» What the task requires: Locate each line holding the string "this" and copy it.

» Exercise data:
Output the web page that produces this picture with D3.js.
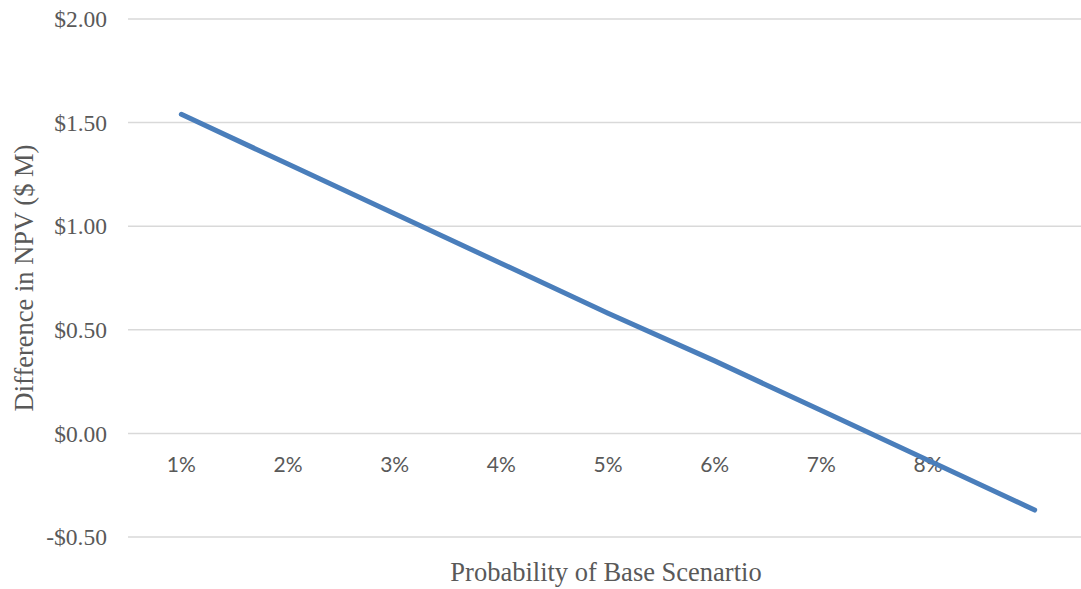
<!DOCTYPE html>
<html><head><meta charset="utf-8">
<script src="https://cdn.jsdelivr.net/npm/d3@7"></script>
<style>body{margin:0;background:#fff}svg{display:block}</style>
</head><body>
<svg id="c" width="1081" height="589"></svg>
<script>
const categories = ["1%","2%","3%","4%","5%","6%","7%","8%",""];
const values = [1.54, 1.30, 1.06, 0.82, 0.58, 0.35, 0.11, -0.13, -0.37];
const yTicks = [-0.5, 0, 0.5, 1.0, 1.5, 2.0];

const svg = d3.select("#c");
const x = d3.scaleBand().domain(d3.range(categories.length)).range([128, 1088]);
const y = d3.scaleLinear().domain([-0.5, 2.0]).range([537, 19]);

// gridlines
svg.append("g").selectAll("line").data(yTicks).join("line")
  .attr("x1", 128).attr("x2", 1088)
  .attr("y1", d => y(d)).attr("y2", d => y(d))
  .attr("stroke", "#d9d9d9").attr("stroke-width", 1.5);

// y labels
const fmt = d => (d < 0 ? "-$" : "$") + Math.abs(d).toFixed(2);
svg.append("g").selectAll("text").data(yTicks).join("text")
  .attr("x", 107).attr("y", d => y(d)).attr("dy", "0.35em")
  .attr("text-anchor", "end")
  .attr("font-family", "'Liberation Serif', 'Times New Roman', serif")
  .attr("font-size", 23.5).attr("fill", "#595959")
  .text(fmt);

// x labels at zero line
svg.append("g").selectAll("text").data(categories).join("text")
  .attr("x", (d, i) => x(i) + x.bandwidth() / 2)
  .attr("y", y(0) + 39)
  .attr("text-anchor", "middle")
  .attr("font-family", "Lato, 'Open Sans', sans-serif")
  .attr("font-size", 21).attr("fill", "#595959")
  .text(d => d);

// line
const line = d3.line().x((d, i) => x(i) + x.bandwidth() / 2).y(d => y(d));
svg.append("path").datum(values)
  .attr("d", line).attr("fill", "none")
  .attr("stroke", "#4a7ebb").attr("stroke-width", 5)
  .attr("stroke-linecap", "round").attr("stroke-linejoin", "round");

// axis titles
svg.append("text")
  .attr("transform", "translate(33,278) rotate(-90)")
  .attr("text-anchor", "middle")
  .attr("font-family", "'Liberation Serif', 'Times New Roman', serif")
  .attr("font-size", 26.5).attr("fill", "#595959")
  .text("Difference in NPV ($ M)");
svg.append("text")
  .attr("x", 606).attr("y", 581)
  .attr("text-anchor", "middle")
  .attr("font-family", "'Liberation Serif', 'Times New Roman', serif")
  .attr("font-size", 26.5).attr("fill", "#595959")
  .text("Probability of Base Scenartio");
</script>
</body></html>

...

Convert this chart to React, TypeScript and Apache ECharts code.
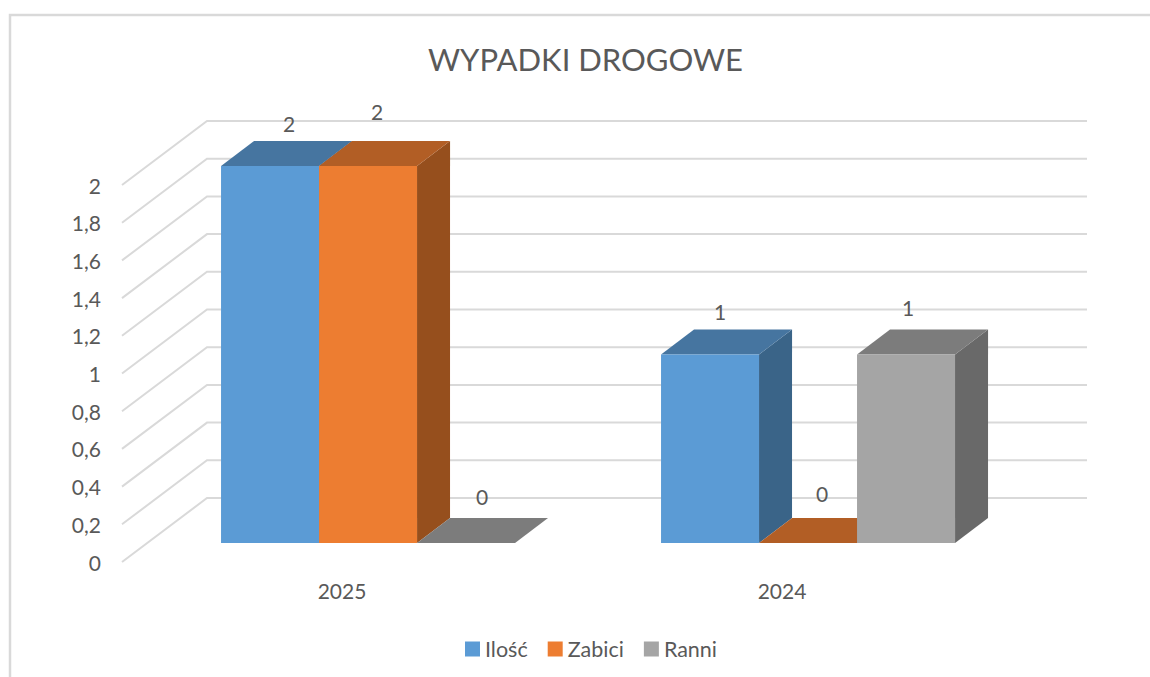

» Response:
Output the web page that produces this picture with D3.js.
Convert this chart to React, TypeScript and Apache ECharts code.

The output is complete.